(Editor’s note: We’re re-running this previously published blog to underscore the importance of building a learning culture as we move into 2021.) When was the last time you learned something new? Think back on that moment and how it happened. Perhaps you were searching for more information on a topic and came across something new. Or the information may have been presented to you unexpectedly. If you pay attention, it’s likely true that you learn something new every day. But, establishing a learning culture in an organization is not as simple as it may seem.
Many organizations have great intentions but fail to execute a strategy that truly transforms a culture into one that values constant development, knowledge transfer, and thoughtful inquiry. The typical shortcut organizations use to build a learning culture is through HR technology. Specifically, learning management systems, access to MOOCs, and other on-demand learning platforms are often used as tools to support lifelong learning. On face value, there is nothing wrong with providing learning resources to employees. But libraries full of books don’t create readers on their own.

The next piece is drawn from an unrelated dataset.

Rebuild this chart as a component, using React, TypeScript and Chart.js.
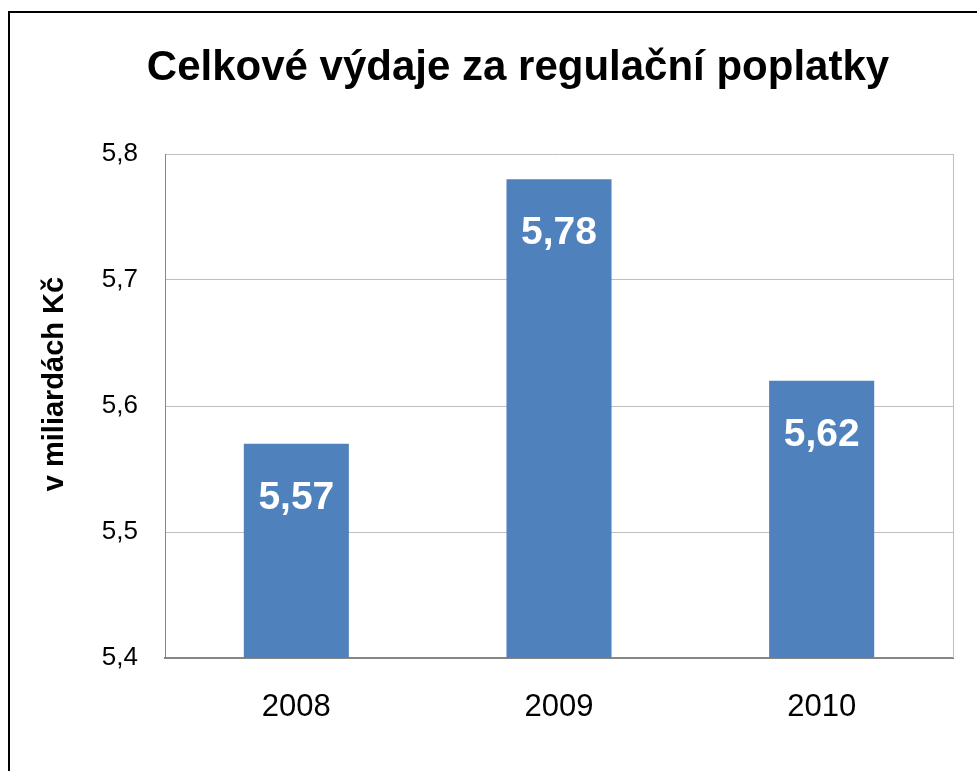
import React, { useEffect, useRef } from "react";
import { Chart, registerables } from "chart.js";

Chart.register(...registerables);

const categories: string[] = ["2008", "2009", "2010"];
const values: number[] = [5.57, 5.78, 5.62];
const yTicks: number[] = [5.4, 5.5, 5.6, 5.7, 5.8];
const titleText = "Celkové výdaje za regulační poplatky";
const yTitleText = "v miliardách Kč";

const FONT = "'Liberation Sans', Arial, sans-serif";
const fmt = (v: number) => v.toFixed(2).replace(".", ",");

const decorPlugin = {
  id: "decor",
  beforeDraw(chart: any) {
    const ctx = chart.ctx;
    ctx.save();
    ctx.fillStyle = "#ffffff";
    ctx.fillRect(0, 0, chart.width, chart.height);
    ctx.strokeStyle = "#000000";
    ctx.lineWidth = 2;
    ctx.strokeRect(9, 12, chart.width + 50, chart.height + 50);
    ctx.restore();
  },
  afterDraw(chart: any) {
    const ctx = chart.ctx;
    const a = chart.chartArea;
    ctx.save();
    ctx.strokeStyle = "#BFBFBF";
    ctx.lineWidth = 1;
    ctx.beginPath();
    ctx.moveTo(Math.round(a.right) + 0.5, a.top);
    ctx.lineTo(Math.round(a.right) + 0.5, a.bottom);
    ctx.stroke();
    ctx.fillStyle = "#000000";
    ctx.font = `bold 42px ${FONT}`;
    ctx.textAlign = "center";
    ctx.textBaseline = "alphabetic";
    ctx.fillText(titleText, 518, 80);
    ctx.translate(63, 384);
    ctx.rotate(-Math.PI / 2);
    ctx.font = `bold 29px ${FONT}`;
    ctx.fillText(yTitleText, 0, 0);
    ctx.restore();
  },
  afterDatasetsDraw(chart: any) {
    const ctx = chart.ctx;
    const meta = chart.getDatasetMeta(0);
    ctx.save();
    ctx.fillStyle = "#ffffff";
    ctx.font = `bold 39px ${FONT}`;
    ctx.textAlign = "center";
    ctx.textBaseline = "alphabetic";
    meta.data.forEach((bar: any, i: number) => {
      ctx.fillText(fmt(values[i]), bar.x, bar.y + 65);
    });
    ctx.restore();
  },
};

export default function App() {
  const ref = useRef<HTMLCanvasElement | null>(null);
  useEffect(() => {
    if (!ref.current) return;
    const chart = new Chart(ref.current, {
      type: "bar",
      data: {
        labels: categories,
        datasets: [
          {
            data: values,
            backgroundColor: "#4F81BD",
            borderWidth: 0,
            categoryPercentage: 1,
            barPercentage: 0.4,
          },
        ],
      },
      options: {
        responsive: false,
        animation: false,
        devicePixelRatio: 1,
        layout: { padding: { left: 0, right: 24, top: 154, bottom: 0 } },
        plugins: {
          legend: { display: false },
          title: { display: false },
          tooltip: { enabled: false },
        },
        scales: {
          x: {
            afterFit: (s: any) => {
              s.height = 113;
            },
            grid: { display: false, drawTicks: false, tickLength: 0 },
            border: { display: true, color: "#868686", width: 2 },
            ticks: {
              color: "#000000",
              padding: 31,
              font: { family: FONT, size: 31 },
            },
          },
          y: {
            min: yTicks[0],
            max: yTicks[yTicks.length - 1],
            afterFit: (s: any) => {
              s.width = 165;
            },
            afterBuildTicks: (s: any) => {
              s.ticks = yTicks.map((v) => ({ value: v }));
            },
            grid: { color: "#BFBFBF", drawTicks: false, tickLength: 0 },
            border: { display: true, color: "#868686", width: 1 },
            ticks: {
              color: "#000000",
              padding: 27,
              font: { family: FONT, size: 26 },
              callback: (v: any) => Number(v).toFixed(1).replace(".", ","),
            },
          },
        },
      },
      plugins: [decorPlugin],
    });
    return () => chart.destroy();
  }, []);
  return (
    <div style={{ position: "fixed", left: 0, top: 0, width: 977, height: 771 }}>
      <canvas ref={ref} width={977} height={771} style={{ display: "block" }} />
    </div>
  );
}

To truly establish a culture of lifelong learning, we must get past resources and dive deep into behaviors. When our behaviors contradict our initiatives, we undermine the process and lose credibility. Here are a few examples of how we subtly sabotage a lifelong learning culture.
- Early in my career, I worked as a technical recruiter for an IT consultancy. This was one of the most valuable experiences in my career due to both the transferrable skills I acquired and also the mentoring/coaching I received. But looking back on the experience, I can now see so many missed opportunities. Many of those moments centered around the most senior Account Manager, Larry. Larry had been with the company so long that on one work anniversary, the CEO gave him a Rolex. The very generous gift, of course, was worth pennies compared to the revenue Larry generated as the most successful Account Manager who was also responsible for the largest/most stable client. Larry earned his status as the golden employee, and he also leveraged that status very well.
In a recruiting firm, collaboration and communication are constant. Recruiters are constantly pitching candidates to account managers and account managers try to engage the recruiters to fill their openings. To promote information-sharing across the organization and avoid one account manager relying too heavily on one recruiter, all-team meetings were held constantly. In these meetings, each person would share their latest candidate/hottest job and everyone would brainstorm ideas for one another. Except Larry. Larry typically shared his account’s job reqs first, then had “an important meeting” he had to go to, and would disappear while everyone else openly shared, questioned, and encouraged one another. On the rare occasion when Larry did remain in the room, he brazenly played Brickbreaker on his Blackberry and tuned out the activity in the room entirely. Additionally, once a month, the entire company gathered for a few hours of skills-development training. Larry never attended one of these “mandatory” meetings. When asked why, he loved to say “I’ve been doing this so long, I’ve already forgotten more than you know about recruiting.” And then he’d leave for a few hours and return in his freshly washed BMW with a box of movie theater candy.
While trying to establish a learning culture, there were a number of things they did right.
- Everyone was paired with a mentor.
- Everyone was encouraged to take advantage of the tuition reimbursement program.
- Brainstorming, idea-sharing, knowledge-transfer, and opportunities for inquiry were built into the schedule every week.
Unfortunately, Larry’s actions and leadership’s failure to correct them resulted in undermining the goal of establishing a learning culture.
The most senior and/or most successful person in the organization should theoretically have the most to offer. But they’re often not required/encouraged to fully participate in learning opportunities. The content is either considered too basic for the senior employee or not a good use of their time (since they carry so much of the business on their own). Even if that individual is present, if they’re allowed to disconnect from the conversation it signals to everyone else that they’re judged by a different set of standards.
Establishing a true learning culture means formally, and consistently, facilitating learning opportunities between those who need to learn and those who have knowledge/experience to share. This requires commitment and engagement from everyone in the organization. Additionally, it means placing a high priority on learning experiences even when they come at the expense of “work time.” Many training workshops require attendees to shut down their phones entirely, otherwise they will never capture their full attention.
- Another common pitfall organizations experience is failing to recognize, validate, and praise learning achievements. In a learning culture, when an employee returns from a 2-day workshop, they’re encouraged to share what they learned with others. In most organizations, they’re greeted with overdue requests and jokes about how it must have been nice to take 2 days off. Learning is not a vacation. Completing learning goals should be celebrated/shared as freely as business wins.
- Next, outside of formal learning, learning cultures must encourage idea sharing and thoughtful inquiry. These activities become universally accepted after senior leadership models the behavior themselves. Additionally, mistakes should be shared openly so everyone can learn from the experience and identify solutions without shaming the person who made the mistake. Again, this cultural shift requires leaders to be transparent about the tough life/work lessons they learned by trial-and-error.
Each of these activities reinforces the learning concept in ways that are more impactful than a password to an eLearning library. It’s an organic approach to stimulating a cultural shift and requires everyone to play an active role. There’s no finish line when it comes to learning. When you think you’re done, you may look around and realize you’ve only just begun.